Liability of corporates
Marianna Spring, a disinformation reporter with BBC News, wrote about her personal experience of online abuse in which she stated how despite reporting comments of threats of violent sexual acts on Facebook, no action was taken and the offender’s account remained active. Reseacrh conducted by Centre for Countering Digital Hate, shows how 97% of 330 accounts sending misogynistic abuse on Twitter and Instagram remained on the site after being reported.
Spring conducted an experiment where she created a fake online persona called Barry on social media platforms and through that account followed a small amount of anti-women content and also posted some abuse on his profile – so that the algorithms could detect from the start he had an account that used abusive language about women. “After just a week, the top recommended pages to follow on both Facebook and Instagram were almost all misogynistic. By the end of the experiment, Barry was pushed more and more anti-women content by these sites – a dramatic increase from when the account had been created. Some of this content involved sexual violence, sharing disturbing memes about sex acts, and content condoning rape, harassment and gendered violence,” she said while narrating her experience. “Far from stopping Barry engaging with anti-women content, Facebook and Instagram appear to have promoted it to him. By contrast, there was no anti-women content on TikTok and very little on Twitter. YouTube suggested some videos hostile to women,” she added.

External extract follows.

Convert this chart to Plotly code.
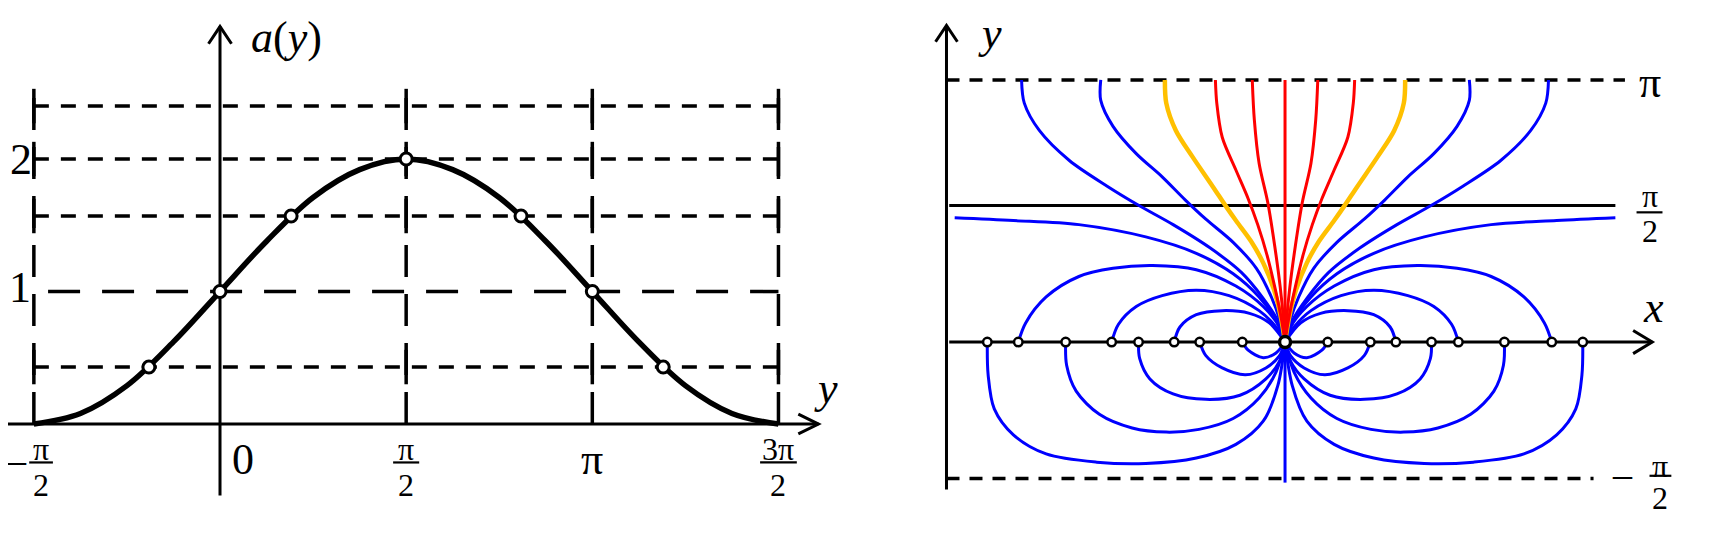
import math
import plotly.graph_objects as go

PI = math.pi

# ---------------- left panel: a(y) ----------------
curve_y = [-1.571, -1.178, -0.785, -0.393, 0.0, 0.393, 0.785, 1.178, 1.571,
           1.963, 2.356, 2.749, 3.142, 3.534, 3.927, 4.320, 4.712]
curve_a = [0.0, 0.08, 0.29, 0.62, 1.0, 1.38, 1.71, 1.92, 2.0,
           1.92, 1.71, 1.38, 1.0, 0.62, 0.29, 0.08, 0.0]
marked_y = [-0.60, 0.0, 0.60, 1.571, 2.54, 3.142, 3.74]
marked_a = [0.43, 1.0, 1.57, 2.0, 1.57, 1.0, 0.43]
short_levels = [0.43, 1.57, 2.0, 2.4]
long_levels = [1.0]
grid_cols = [-PI / 2, PI / 2, PI, 3 * PI / 2]

# ---------------- right panel: field lines (left half, picture is mirror symmetric) ----------------
top_blue_1 = ([-1.93, -1.91, -1.80, -1.58, -1.30, -1.07, -0.82, -0.55, -0.32, -0.16, -0.05, 0],
              [1.92, 1.75, 1.55, 1.33, 1.14, 1.00, 0.86, 0.69, 0.51, 0.32, 0.15, 0])
top_blue_2 = ([-1.35, -1.35, -1.26, -1.09, -0.90, -0.73, -0.58, -0.38, -0.21, -0.10, -0.035, 0],
              [1.92, 1.77, 1.58, 1.38, 1.21, 1.04, 0.90, 0.73, 0.54, 0.33, 0.15, 0])
top_gold = ([-0.88, -0.87, -0.80, -0.68, -0.53, -0.43, -0.36, -0.25, -0.16, -0.08, -0.03, 0],
            [1.92, 1.75, 1.55, 1.36, 1.14, 0.99, 0.89, 0.74, 0.58, 0.38, 0.18, 0])
top_red_1 = ([-0.51, -0.50, -0.46, -0.36, -0.27, -0.20, -0.13, -0.07, -0.025, 0],
             [1.92, 1.75, 1.50, 1.26, 1.05, 0.86, 0.63, 0.38, 0.16, 0])
top_red_2 = ([-0.24, -0.225, -0.19, -0.126, -0.075, -0.035, -0.01, 0],
             [1.92, 1.63, 1.31, 1.02, 0.70, 0.40, 0.15, 0])
top_red_mid = ([0, 0], [1.92, 0])
side_blue = ([-2.42, -1.99, -1.51, -1.02, -0.65, -0.38, -0.19, -0.066, 0],
             [0.91, 0.89, 0.86, 0.77, 0.65, 0.50, 0.33, 0.16, 0])
loop_up_1 = ([-1.954, -1.90, -1.75, -1.51, -1.26, -0.97, -0.65, -0.36, -0.16, -0.04, 0],
             [0, 0.14, 0.33, 0.48, 0.54, 0.56, 0.53, 0.41, 0.26, 0.11, 0])
loop_up_2 = ([-1.27, -1.22, -1.09, -0.90, -0.65, -0.41, -0.19, -0.066, 0],
             [0, 0.13, 0.26, 0.34, 0.38, 0.34, 0.23, 0.11, 0])
loop_up_3 = ([-0.812, -0.77, -0.65, -0.46, -0.26, -0.115, 0],
             [0, 0.11, 0.20, 0.23, 0.21, 0.14, 0])
loop_dn_1 = ([-2.181, -2.175, -2.13, -1.99, -1.75, -1.38, -1.02, -0.65, -0.36, -0.16, -0.053, 0],
             [0, -0.24, -0.49, -0.68, -0.82, -0.88, -0.89, -0.85, -0.75, -0.58, -0.32, 0])
loop_dn_2 = ([-1.607, -1.60, -1.53, -1.36, -1.12, -0.87, -0.63, -0.38, -0.19, -0.066, 0],
             [0, -0.17, -0.36, -0.53, -0.63, -0.66, -0.64, -0.56, -0.41, -0.22, 0])
loop_dn_3 = ([-1.073, -1.065, -0.99, -0.82, -0.58, -0.33, -0.14, -0.04, 0],
             [0, -0.12, -0.27, -0.38, -0.42, -0.39, -0.27, -0.14, 0])
loop_dn_4 = ([-0.625, -0.58, -0.46, -0.29, -0.14, -0.04, 0],
             [0, -0.10, -0.19, -0.24, -0.19, -0.10, 0])
loop_dn_5 = ([-0.313, -0.27, -0.16, -0.066, 0],
             [0, -0.06, -0.115, -0.08, 0])
stem_down = ([0, 0], [0, -1.03])
axis_dots = [0.313, 0.625, 0.812, 1.073, 1.27, 1.607, 1.954, 2.181]

Y_TOP, Y_HALF, Y_NEG = 1.92, 1.0, -1.0   # levels of pi, pi/2, -pi/2 lines

BLUE, RED, GOLD = '#0000FF', '#FF0000', '#FFC000'
FONT = 'Liberation Serif'

fig = go.Figure()

def seg(x0, y0, x1, y1, panel=1, width=3, dash='solid', layer='below'):
  ax = '' if panel == 1 else '2'
  fig.add_shape(type='line', x0=x0, y0=y0, x1=x1, y1=y1, xref='x' + ax, yref='y' + ax,
                line={'color': 'black', 'width': width, 'dash': dash}, layer=layer)

def arrow(tip, w1, w2, panel=1):
  ax = '' if panel == 1 else '2'
  fig.add_shape(type='path', path=f'M {w1[0]},{w1[1]} L {tip[0]},{tip[1]} L {w2[0]},{w2[1]}',
                xref='x' + ax, yref='y' + ax, line={'color': 'black', 'width': 3})

def text(x, y, s, size, panel=1):
  ax = '' if panel == 1 else '2'
  fig.add_annotation(x=x, y=y, xref='x' + ax, yref='y' + ax, text=s, showarrow=False,
                     font={'family': FONT, 'size': size, 'color': 'black'},
                     xanchor='center', yanchor='middle', borderpad=0)

def frac(x, y_num, y_bar, y_den, half, num, den, size, panel=1):
  text(x, y_num, num, size, panel)
  text(x, y_den, den, size, panel)
  seg(x - half, y_bar, x + half, y_bar, panel, width=2.2, layer='above')

# ---- left panel grid ----
for lv in short_levels:
  seg(grid_cols[0], lv, grid_cols[-1], lv, 1, 3.5, '15px,12px')
  for c in grid_cols:
    seg(c, lv - 0.13, c, lv + 0.13, 1, 3.5)
for lv in long_levels:
  seg(grid_cols[0] + 0.12, lv, grid_cols[-1], lv, 1, 3.5, '32px,22px')
for c in grid_cols:
  seg(c, 0, c, 2.56, 1, 3.5, '32px,17px')

# axes
seg(-1.80, 0, 5.05, 0, 1, 3)
seg(0, -0.54, 0, 3.0, 1, 3)
arrow((5.05, 0), (4.88, 0.075), (4.88, -0.075))
arrow((0, 3.0), (-0.097, 2.87), (0.097, 2.87))

fig.add_trace(go.Scatter(x=curve_y, y=curve_a, mode='lines', line={'color': 'black', 'width': 5.5, 'shape': 'spline'},
                         xaxis='x', yaxis='y', hoverinfo='skip'))
fig.add_trace(go.Scatter(x=marked_y, y=marked_a, mode='markers',
                         marker={'size': 12, 'color': 'white', 'line': {'color': 'black', 'width': 3}},
                         xaxis='x', yaxis='y', hoverinfo='skip'))

# labels
text(0.56, 2.92, '<i>a</i>(<i>y</i>)', 44)
text(-1.68, 2.0, '2', 44)
text(-1.69, 1.03, '1', 44)
text(0.19, -0.27, '0', 44)
text(PI, -0.27, 'π', 44)
text(5.11, 0.27, '<i>y</i>', 44)
text(-1.72, -0.275, '–', 38)
frac(-1.51, -0.19, -0.29, -0.46, 0.1, 'π', '2', 32)
frac(PI / 2, -0.19, -0.29, -0.46, 0.11, 'π', '2', 32)
frac(3 * PI / 2, -0.19, -0.29, -0.46, 0.155, '3π', '2', 32)

# ---- right panel ----
seg(-2.48, Y_TOP, 2.49, Y_TOP, 2, 3.5, '13px,10px')
seg(-2.48, Y_NEG, 2.26, Y_NEG, 2, 3.5, '13px,10px')
seg(-2.46, Y_HALF, 2.42, Y_HALF, 2, 3)
seg(-2.46, 0, 2.69, 0, 2, 3)
seg(-2.48, -1.08, -2.48, 2.32, 2, 3)
arrow((2.69, 0), (2.55, 0.085), (2.55, -0.085), 2)
arrow((-2.48, 2.32), (-2.56, 2.20), (-2.40, 2.20), 2)

def field(curve, color, width, mirror=True):
  xs, ys = curve
  sides = [xs, [-v for v in xs]] if mirror else [xs]
  for sx in sides:
    fig.add_trace(go.Scatter(x=sx, y=ys, mode='lines', xaxis='x2', yaxis='y2', hoverinfo='skip',
                             line={'color': color, 'width': width, 'shape': 'spline', 'smoothing': 0.9}))

for c in [side_blue, loop_up_1, loop_up_2, loop_up_3, loop_dn_1, loop_dn_2, loop_dn_3,
          loop_dn_4, loop_dn_5, top_blue_1, top_blue_2]:
  field(c, BLUE, 3)
field(stem_down, BLUE, 3, mirror=False)
field(top_gold, GOLD, 4.5)
field(top_red_1, RED, 3)
field(top_red_2, RED, 3)
field(top_red_mid, RED, 3, mirror=False)

dots_x = [-v for v in axis_dots] + axis_dots
fig.add_trace(go.Scatter(x=dots_x, y=[0] * len(dots_x), mode='markers', xaxis='x2', yaxis='y2', hoverinfo='skip',
                         marker={'size': 8.5, 'color': 'white', 'line': {'color': 'black', 'width': 2.5}}))
fig.add_trace(go.Scatter(x=[0], y=[0], mode='markers', xaxis='x2', yaxis='y2', hoverinfo='skip',
                         marker={'size': 11, 'color': 'white', 'line': {'color': 'black', 'width': 3.5}}))

text(-2.16, 2.26, '<i>y</i>', 44, 2)
text(2.67, 1.90, 'π', 44, 2)
text(2.70, 0.25, '<i>x</i>', 44, 2)
frac(2.67, 1.07, 0.95, 0.81, 0.095, 'π', '2', 32, 2)
text(2.47, -0.965, '–', 38, 2)
frac(2.75, -0.91, -0.98, -1.14, 0.08, 'π', '2', 32, 2)

# the page adds an 8px body margin, so the figure is sized to fit inside the window
fig.update_layout(
  width=1720, height=537,
  margin={'l': 0, 'r': 0, 't': 0, 'b': 0},
  plot_bgcolor='white', paper_bgcolor='white',
  showlegend=False,
  xaxis={'domain': [0, 0.5], 'range': [-1.789, 5.468], 'visible': False},
  yaxis={'domain': [0, 1], 'range': [-0.913, 3.140], 'visible': False},
  xaxis2={'domain': [0.5, 1], 'range': [-3.055, 3.245], 'visible': False, 'anchor': 'y2'},
  yaxis2={'domain': [0, 1], 'range': [-1.487, 2.447], 'visible': False, 'anchor': 'x2'},
)

fig.write_html("out.html")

In the case of “Bulli bai”, reportedly the app remained on the site for about 24 hours or more until it was taken down after being reported. The algorithms of these websites need to be brought into question and there needs to be adequate accountability to be imposed by the government to the extent that such acts of online abuse, hatred based on religion, race, sex, caste etc are acted upon immediately. The unwillingness of these companies to develop better algorithms is indicative of their readiness to become platforms becoming means of propagating hate and violence against the vulnerable sections of society.